Utopia presents the "prime directive", so to speak, of a message of hope and occasionally, overwhelming so.
Utopia usually has a sort of Council or more of a communal society, where decisions are made based on the "greater good."
Dystopia usually presents a story told out of despair. Dystopia normally has an overwhelming message of warning.
Dystopia, more often than, makes use of "big government" and military, using tactics of intimidation and sometimes mind control.
Utopian societies are generally based on the so-called equality of all humankind. Meanwhile, dystopia presents societies based on segregation, inequality, and oppression.
Utopia is often grouped together with dystopia and, in some cases, the terms have seemingly become interchangeable. Generally speaking, most utopic books can be considered dystopia, but dystopia books cannot all be considered utopic.
Using these guidelines, The Lawnmower Man is a clear dystopian tale.

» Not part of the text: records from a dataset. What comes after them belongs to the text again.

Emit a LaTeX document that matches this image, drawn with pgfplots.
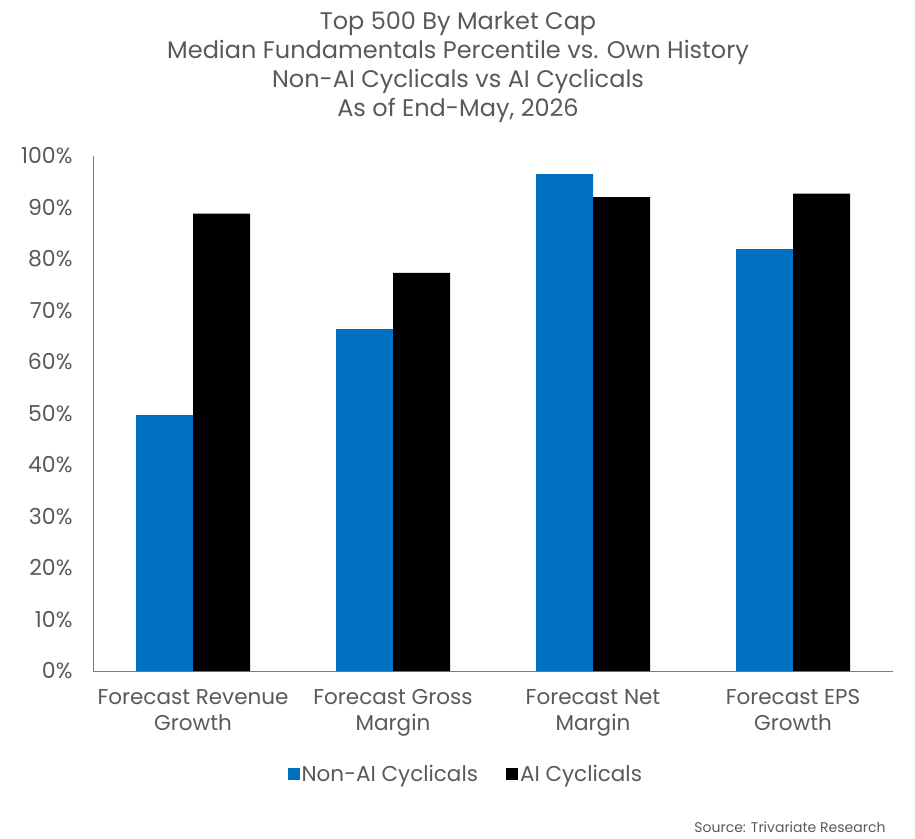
\documentclass[border=0pt]{standalone}
\usepackage{pgfplots}
\pgfplotsset{compat=1.18}
\usepackage{fontspec}
\setmainfont{Poppins}
\definecolor{txt}{HTML}{595959}
\definecolor{blu}{HTML}{0070C0}
\definecolor{axc}{HTML}{6F7D91}
\begin{document}
\begin{tikzpicture}[x=1pt,y=1pt]
\path (0,0) rectangle (915,838);
\begin{axis}[
  at={(93pt,167pt)}, anchor=south west,
  width=800pt, height=515pt, scale only axis,
  xmin=-0.5, xmax=3.5, ymin=0, ymax=100,
  ybar, bar width=57pt, ybar=0pt,
  axis x line=bottom, axis y line=left,
  axis line style={axc, line width=0.8pt, -},
  xtick={0,1,2,3},
  xticklabels={Forecast Revenue\\Growth, Forecast Gross\\Margin, Forecast Net\\Margin, Forecast EPS\\Growth},
  xticklabel style={align=center, font=\fontsize{21.5}{26}\selectfont, text=txt, yshift=-15pt},
  ytick={0,10,...,100},
  yticklabel={\pgfmathprintnumber{\tick}\%},
  yticklabel style={font=\fontsize{22}{24}\selectfont, text=txt, xshift=-17pt},
  /pgf/number format/assume math mode=true,
  major tick length=0pt,
  legend style={at={(0.466,-0.2)}, anchor=center, draw=none, fill=none,
    legend columns=2, font=\fontsize{21.5}{24}\selectfont, text=txt,
    /tikz/every even column/.append style={column sep=26pt}},
  legend cell align=left,
  legend image code/.code={\fill[#1] (0pt,-6pt) rectangle (12pt,6pt);},
  clip=false,
]
\addplot[fill=blu, draw=none] coordinates {(0,49.7) (1,66.4) (2,96.5) (3,81.9)};
\addplot[fill=black, draw=none] coordinates {(0,88.8) (1,77.3) (2,92.0) (3,92.7)};
\legend{Non-AI Cyclicals, AI Cyclicals}
\end{axis}
\node[text=txt, align=center, font=\fontsize{24}{29}\selectfont, anchor=north] at (458,830) {Top 500 By Market Cap\\Median Fundamentals Percentile vs. Own History\\Non-AI Cyclicals vs AI Cyclicals\\As of End-May, 2026};
\node[text=txt, anchor=east, font=\fontsize{14}{16}\selectfont] at (889,11) {Source: Trivariate Research};
\end{tikzpicture}
\end{document}
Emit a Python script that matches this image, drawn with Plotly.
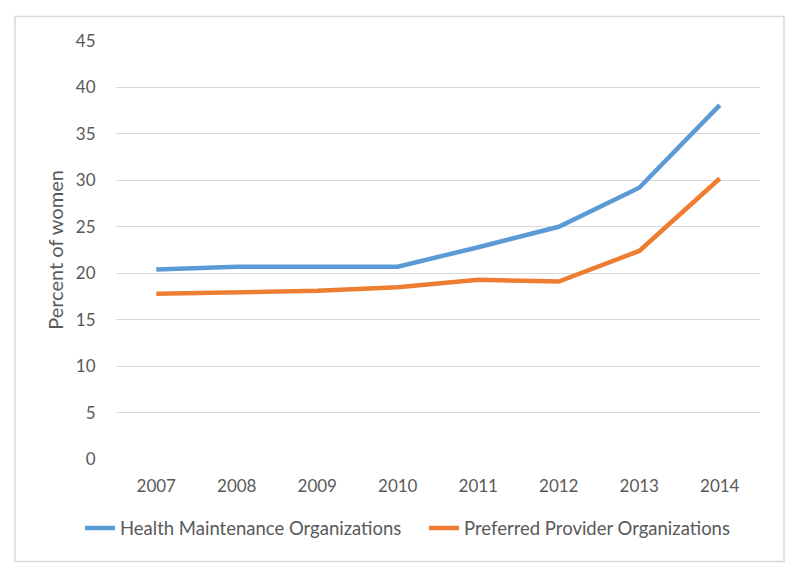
import plotly.graph_objects as go

years = ["2007", "2008", "2009", "2010", "2011", "2012", "2013", "2014"]
hmo = [20.4, 20.7, 20.7, 20.7, 22.8, 25.0, 29.2, 38.1]
ppo = [17.8, 18.0, 18.1, 18.5, 19.3, 19.1, 22.4, 30.2]
series_names = ["Health Maintenance Organizations", "Preferred Provider Organizations"]
y_ticks = [0, 5, 10, 15, 20, 25, 30, 35, 40, 45]

FONT = "Lato"
GRAY = "#595959"

# page body has an 8px margin; figure coordinates = page coordinates - OFF
OFF = 8
W, H = 800 - 2 * OFF, 577 - 2 * OFF
plot_left, plot_right, plot_top, plot_bottom = 116, 760, 40.5, 459.3  # page coords
L = plot_left - OFF
T = plot_top - OFF
R = W - (plot_right - OFF)
B = H - (plot_bottom - OFF)
pw, ph = W - L - R, H - T - B

def px(x):
    return (x - plot_left) / pw

def py(y):
    return (plot_bottom - y) / ph

fig = go.Figure()
fig.add_trace(go.Scatter(x=years, y=hmo, mode="lines", name=series_names[0],
                         line=dict(color="#5B9BD5", width=4.5), legendwidth=299))
fig.add_trace(go.Scatter(x=years, y=ppo, mode="lines", name=series_names[1],
                         line=dict(color="#ED7D31", width=4.5)))

fig.update_layout(
    width=W, height=H,
    margin=dict(l=L, r=R, t=T, b=B, autoexpand=False),
    paper_bgcolor="white", plot_bgcolor="white",
    font=dict(family=FONT, color=GRAY, size=17),
    showlegend=True,
    legend=dict(orientation="h", x=px(80), xanchor="left", y=py(529), yanchor="middle",
                font=dict(size=18.5, color=GRAY), bgcolor="rgba(0,0,0,0)"),
    xaxis=dict(type="category", range=[-0.5, 7.5], showgrid=False, zeroline=False,
               showline=False, ticks="outside", ticklen=12, tickcolor="rgba(0,0,0,0)",
               tickfont=dict(size=17, color=GRAY), fixedrange=True),
    yaxis=dict(range=[0, 45], tickvals=y_ticks, showgrid=True, gridcolor="#D9D9D9",
               gridwidth=1, zeroline=False, showline=False, ticks="outside", ticklen=16,
               tickcolor="rgba(0,0,0,0)", tickfont=dict(size=17, color=GRAY),
               title=dict(text="Percent of women", font=dict(size=20, color=GRAY), standoff=6)),
    shapes=[dict(type="rect", xref="paper", yref="paper",
                 x0=px(15), x1=px(784), y0=py(562), y1=py(16),
                 line=dict(color="#D9D9D9", width=1.5), fillcolor="rgba(0,0,0,0)", layer="below")],
)
fig.write_html("out.html")
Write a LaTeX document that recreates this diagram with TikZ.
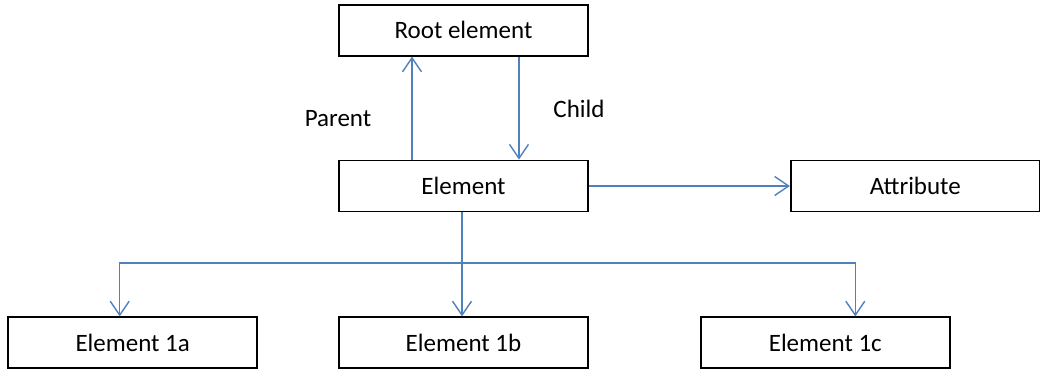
\documentclass[tikz,border=0pt]{standalone}
\usepackage{fontspec}
\setmainfont{Carlito}
\usepackage{xcolor}
\usepackage{tikz}
\usetikzlibrary{positioning,arrows.meta}

\definecolor{linkblue}{HTML}{4F81BD}

\begin{document}
\begin{tikzpicture}[x=0.5pt, y=-0.5pt,
    box/.style={rectangle, draw, line width=0.9pt, minimum width=124.5pt, minimum height=25.5pt, inner sep=0pt, font=\fontsize{12.5}{15}\selectfont},
    lbl/.style={inner sep=0pt, font=\fontsize{12.5}{15}\selectfont},
    arr/.style={draw=linkblue, line width=0.7pt, -{Straight Barb[length=7pt, width=9.5pt]}}]
        \useasboundingbox (0,0) rectangle (1040,369);
        \node[box] (elem) at (463.5,186) {Element};
        \node[box] (root) [above = 51.5pt of elem] {Root element};
        \node[box] (attr) [right = 100.5pt of elem] {Attribute};
        \node[box] (e1b) [below = 52pt of elem] {Element 1b};
        \node[box] (e1a) [left = 40pt of e1b] {Element 1a};
        \node[box] (e1c) [right = 55.5pt of e1b] {Element 1c};
        \node[lbl] (parentlbl) at (338,119) {Parent};
        \node[lbl] (childlbl) at (579,109) {Child};
        \coordinate (bus) at (462,263);
        \path[arr] ([xshift=-25.75pt]elem.north) -- ([xshift=-25.75pt]root.south);
        \path[arr] ([xshift=27.75pt]root.south) -- ([xshift=27.75pt]elem.north);
        \path[arr] (elem.east) -- (attr.west);
        \draw[linkblue, line width=0.7pt] (bus |- elem.south) -- (bus);
        \path[arr] (bus) -| ([xshift=-6.5pt]e1a.north);
        \path[arr] (bus) -- (bus |- e1b.north);
        \path[arr] (bus) -| ([xshift=15pt]e1c.north);
    \end{tikzpicture}
\end{document}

The Lawnmower Man is a 1992 American science fiction horror film written by Brett Leonard and Gimel Everet. The film is named after a Stephen King short story of the same title.
Dr. Lawrence Angelo works for Virtual Space Industries, running experiments in increasing the intelligence of using drugs and virtual reality. Jobe Smith is a local greens keeper with an unspecified learning disability. Learning more about Jobe, Angelo persuades Jobe to participate in his experiments, telling him that it will make him smarter. At the end Jobe believes his final stage of evolution is to become "pure energy" in the VSI computer mainframe, and from there reach into all the systems of the world. Jobe uses the lab equipment to enter the mainframe computer, abandoning his body to become a wholly virtual being. In the process, his body becomes a wizened husk. After the building is destroyed in multiple explosions, Jobe escapes and back at home without drugs and technology get back to his mental disability.
In this film we can see underlying message of despair and warning. So, I think this movie is about the technological dystopia.